## BEGIN
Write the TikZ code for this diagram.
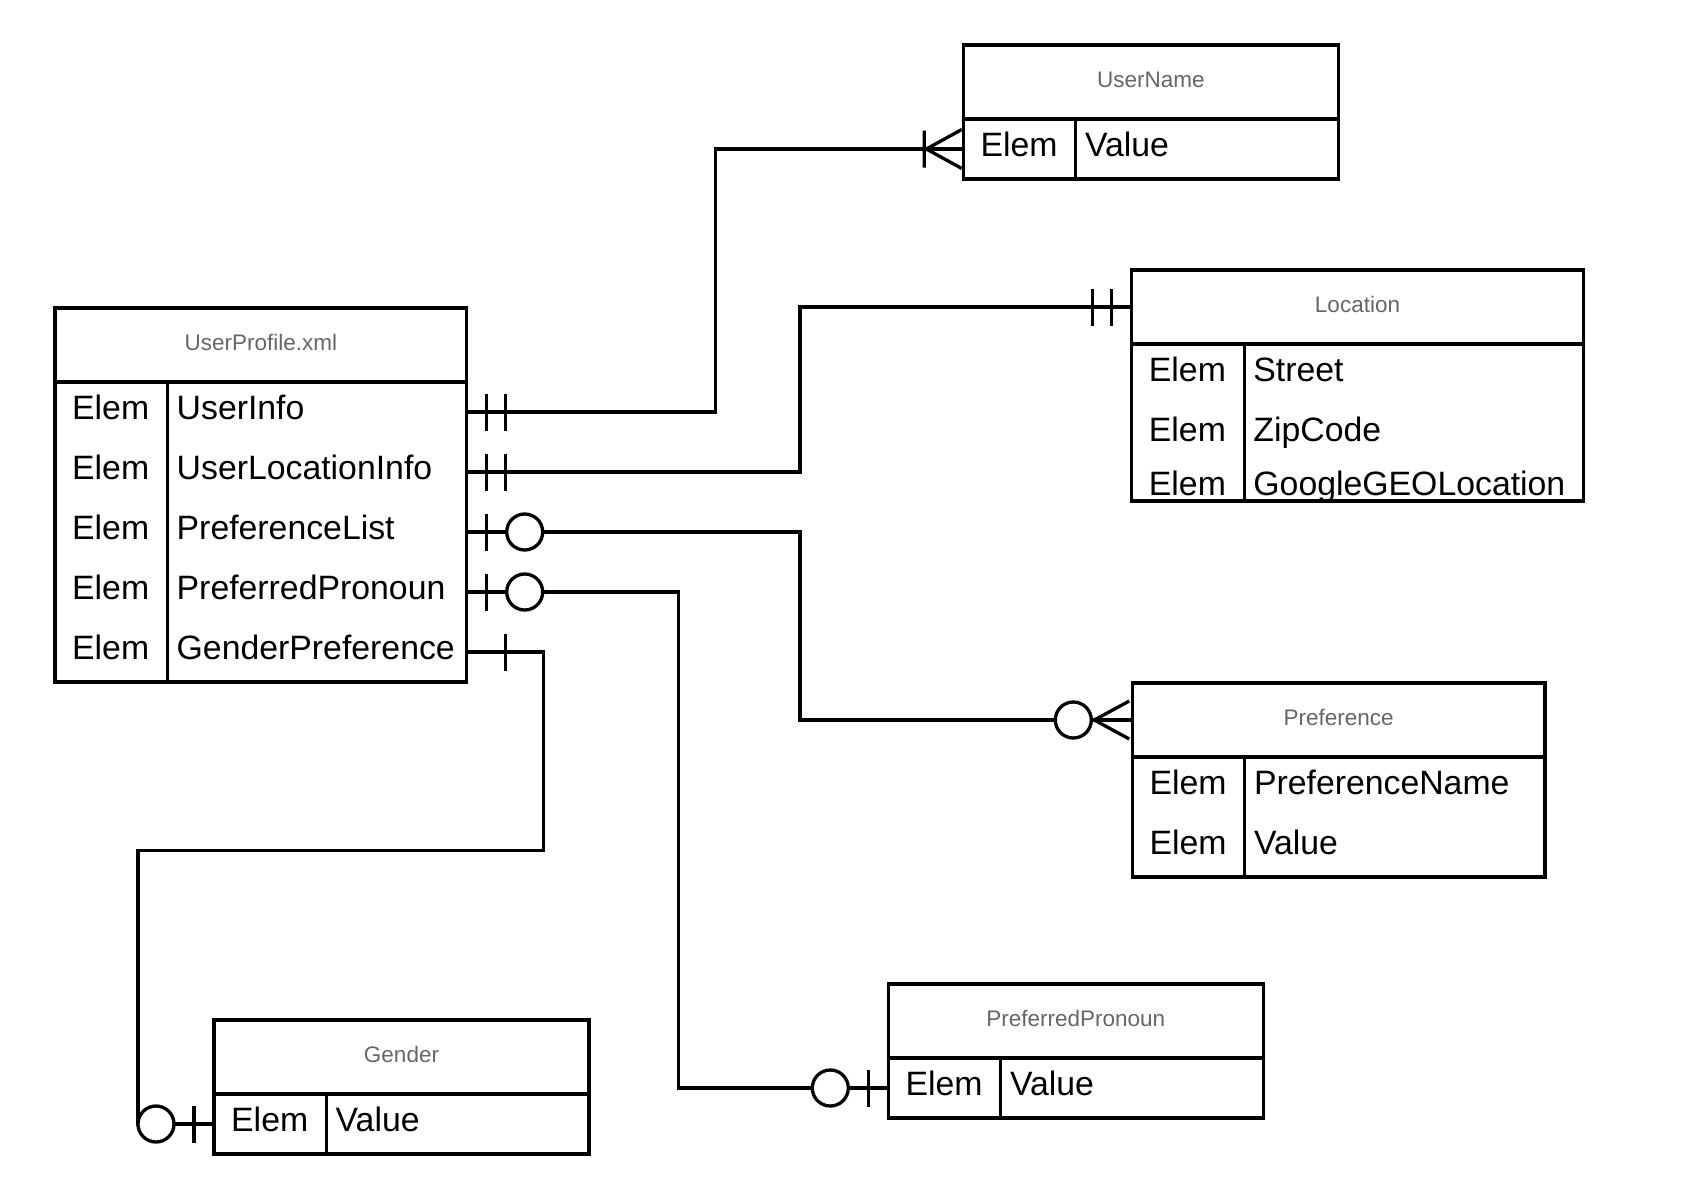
\documentclass[tikz,border=0pt]{standalone}
\usepackage{fontspec}
\setmainfont{Liberation Sans}
\usetikzlibrary{calc}

\definecolor{titlegray}{HTML}{666666}

\tikzset{
  thead/.style={draw, line width=3.3pt, anchor=north west, inner sep=0pt, outer sep=0pt,
    minimum height=74pt, text height=16pt, text depth=6pt,
    text=titlegray, font=\fontsize{22.5}{27}\selectfont},
  tbody/.style={draw, line width=3.3pt, anchor=north west, inner sep=0pt, outer sep=0pt},
  elem/.style={anchor=base west, inner sep=0pt, font=\fontsize{33.8}{40}\selectfont},
  link/.style={line width=3.3pt},
  one one/.pic={\draw[link] (20,-18.5) -- (20,18.5) (39,-18.5) -- (39,18.5);},
  one only/.pic={\draw[link] (39,-18.5) -- (39,18.5);},
  zero one/.pic={\draw[link] (20,-18.5) -- (20,18.5);
    \draw[link, fill=white] (58,0) circle[radius=18];},
  one many/.pic={\draw[link] (39,-18.5) -- (39,18.5) (1.5,-19.5) -- (37,0) -- (1.5,19.5);},
  zero many/.pic={\draw[link] (3,-19) -- (38,0) -- (3,19);
    \draw[link, fill=white] (59,0) circle[radius=18];},
}

\begin{document}
\begin{tikzpicture}[x=1pt, y=-1pt]
\useasboundingbox (0,0) rectangle (1702,1178);

% UserProfile.xml
\node[thead, minimum width=411.7pt] (up) at (55,308) {UserProfile.xml};
\node[tbody, minimum width=411.7pt, minimum height=300pt] (upb) at (up.south west) {};
\draw[link] ($(upb.north west)+(112.5,0)$) -- ($(upb.south west)+(112.5,0)$);
\foreach \t [count=\i] in {UserInfo, UserLocationInfo, PreferenceList, PreferredPronoun, GenderPreference} {
  \node[elem] at ($(upb.north west)+(17,60*\i-22.7)$) {Elem};
  \node[elem] at ($(upb.north west)+(121.5,60*\i-22.7)$) {\t};
  \coordinate (up-\i) at ($(upb.north east)+(0,60*\i-30)$);
}

% UserName
\node[thead, minimum width=375pt] (un) at (963.3,45) {UserName};
\node[tbody, minimum width=375pt, minimum height=60pt] (unb) at (un.south west) {};
\draw[link] ($(unb.north west)+(112.5,0)$) -- ($(unb.south west)+(112.5,0)$);
\node[elem] at ($(unb.north west)+(17,37.3)$) {Elem};
\node[elem] at ($(unb.north west)+(121.5,37.3)$) {Value};
\coordinate (un-1) at ($(unb.north west)+(0,30)$);

% Location
\node[thead, minimum width=451.6pt] (lo) at (1131.7,270) {Location};
\node[tbody, minimum width=451.6pt, minimum height=157pt] (lob) at (lo.south west) {};
\draw[link] ($(lob.north west)+(112.5,0)$) -- ($(lob.south west)+(112.5,0)$);
\foreach \t/\yb in {Street/37.5, ZipCode/97.5, GoogleGEOLocation/151.5} {
  \node[elem] at ($(lob.north west)+(17,\yb)$) {Elem};
  \node[elem] at ($(lob.north west)+(121.5,\yb)$) {\t};
}
\coordinate (lo-0) at (lo.west);

% Preference
\node[thead, minimum width=412.7pt] (pf) at (1132.3,683) {Preference};
\node[tbody, minimum width=412.7pt, minimum height=120pt] (pfb) at (pf.south west) {};
\draw[link] ($(pfb.north west)+(112.5,0)$) -- ($(pfb.south west)+(112.5,0)$);
\foreach \t [count=\i] in {PreferenceName, Value} {
  \node[elem] at ($(pfb.north west)+(17,60*\i-22.7)$) {Elem};
  \node[elem] at ($(pfb.north west)+(121.5,60*\i-22.7)$) {\t};
}
\coordinate (pf-0) at (pf.west);

% PreferredPronoun
\node[thead, minimum width=375pt] (pp) at (888.3,984) {PreferredPronoun};
\node[tbody, minimum width=375pt, minimum height=60pt] (ppb) at (pp.south west) {};
\draw[link] ($(ppb.north west)+(112.5,0)$) -- ($(ppb.south west)+(112.5,0)$);
\node[elem] at ($(ppb.north west)+(17,37.3)$) {Elem};
\node[elem] at ($(ppb.north west)+(121.5,37.3)$) {Value};
\coordinate (pp-1) at ($(ppb.north west)+(0,30)$);

% Gender
\node[thead, minimum width=375pt] (gd) at (214,1020) {Gender};
\node[tbody, minimum width=375pt, minimum height=60pt] (gdb) at (gd.south west) {};
\draw[link] ($(gdb.north west)+(112.5,0)$) -- ($(gdb.south west)+(112.5,0)$);
\node[elem] at ($(gdb.north west)+(17,37.3)$) {Elem};
\node[elem] at ($(gdb.north west)+(121.5,37.3)$) {Value};
\coordinate (gd-1) at ($(gdb.north west)+(0,30)$);

% relations
\draw[link] (up-1) -- ++(249,0) |- (un-1);
\draw[link] (up-2) -- ++(333.3,0) |- (lo-0);
\draw[link] (up-3) -- ++(333.3,0) |- (pf-0);
\draw[link] (up-4) -- ++(211.6,0) |- (pp-1);
\coordinate (gbend) at (138,850.7);
\draw[link] (up-5) -- ++(76.6,0) |- (gbend) |- (gd-1);

% cardinalities
\pic at (up-1) {one one};
\pic at (up-2) {one one};
\pic at (up-3) {zero one};
\pic at (up-4) {zero one};
\pic at (up-5) {one only};
\pic[rotate=180] at (un-1) {one many};
\pic[rotate=180] at (lo-0) {one one};
\pic[rotate=180] at (pf-0) {zero many};
\pic[rotate=180] at (pp-1) {zero one};
\pic[rotate=180] at (gd-1) {zero one};
\end{tikzpicture}
\end{document}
## END
• [Work required] Repeat exactly and only the lines from the start of the data above through the line that holds "(0,0) rectangle (1702,1178);", inclusive. Pictures do not belong in the copy.

• [Answer to this exercise]
Write the TikZ code for this diagram.
\documentclass[tikz,border=0pt]{standalone}
\usepackage{fontspec}
\setmainfont{Liberation Sans}
\usetikzlibrary{calc}

\definecolor{titlegray}{HTML}{666666}

\tikzset{
  thead/.style={draw, line width=3.3pt, anchor=north west, inner sep=0pt, outer sep=0pt,
    minimum height=74pt, text height=16pt, text depth=6pt,
    text=titlegray, font=\fontsize{22.5}{27}\selectfont},
  tbody/.style={draw, line width=3.3pt, anchor=north west, inner sep=0pt, outer sep=0pt},
  elem/.style={anchor=base west, inner sep=0pt, font=\fontsize{33.8}{40}\selectfont},
  link/.style={line width=3.3pt},
  one one/.pic={\draw[link] (20,-18.5) -- (20,18.5) (39,-18.5) -- (39,18.5);},
  one only/.pic={\draw[link] (39,-18.5) -- (39,18.5);},
  zero one/.pic={\draw[link] (20,-18.5) -- (20,18.5);
    \draw[link, fill=white] (58,0) circle[radius=18];},
  one many/.pic={\draw[link] (39,-18.5) -- (39,18.5) (1.5,-19.5) -- (37,0) -- (1.5,19.5);},
  zero many/.pic={\draw[link] (3,-19) -- (38,0) -- (3,19);
    \draw[link, fill=white] (59,0) circle[radius=18];},
}

\begin{document}
\begin{tikzpicture}[x=1pt, y=-1pt]
\useasboundingbox (0,0) rectangle (1702,1178);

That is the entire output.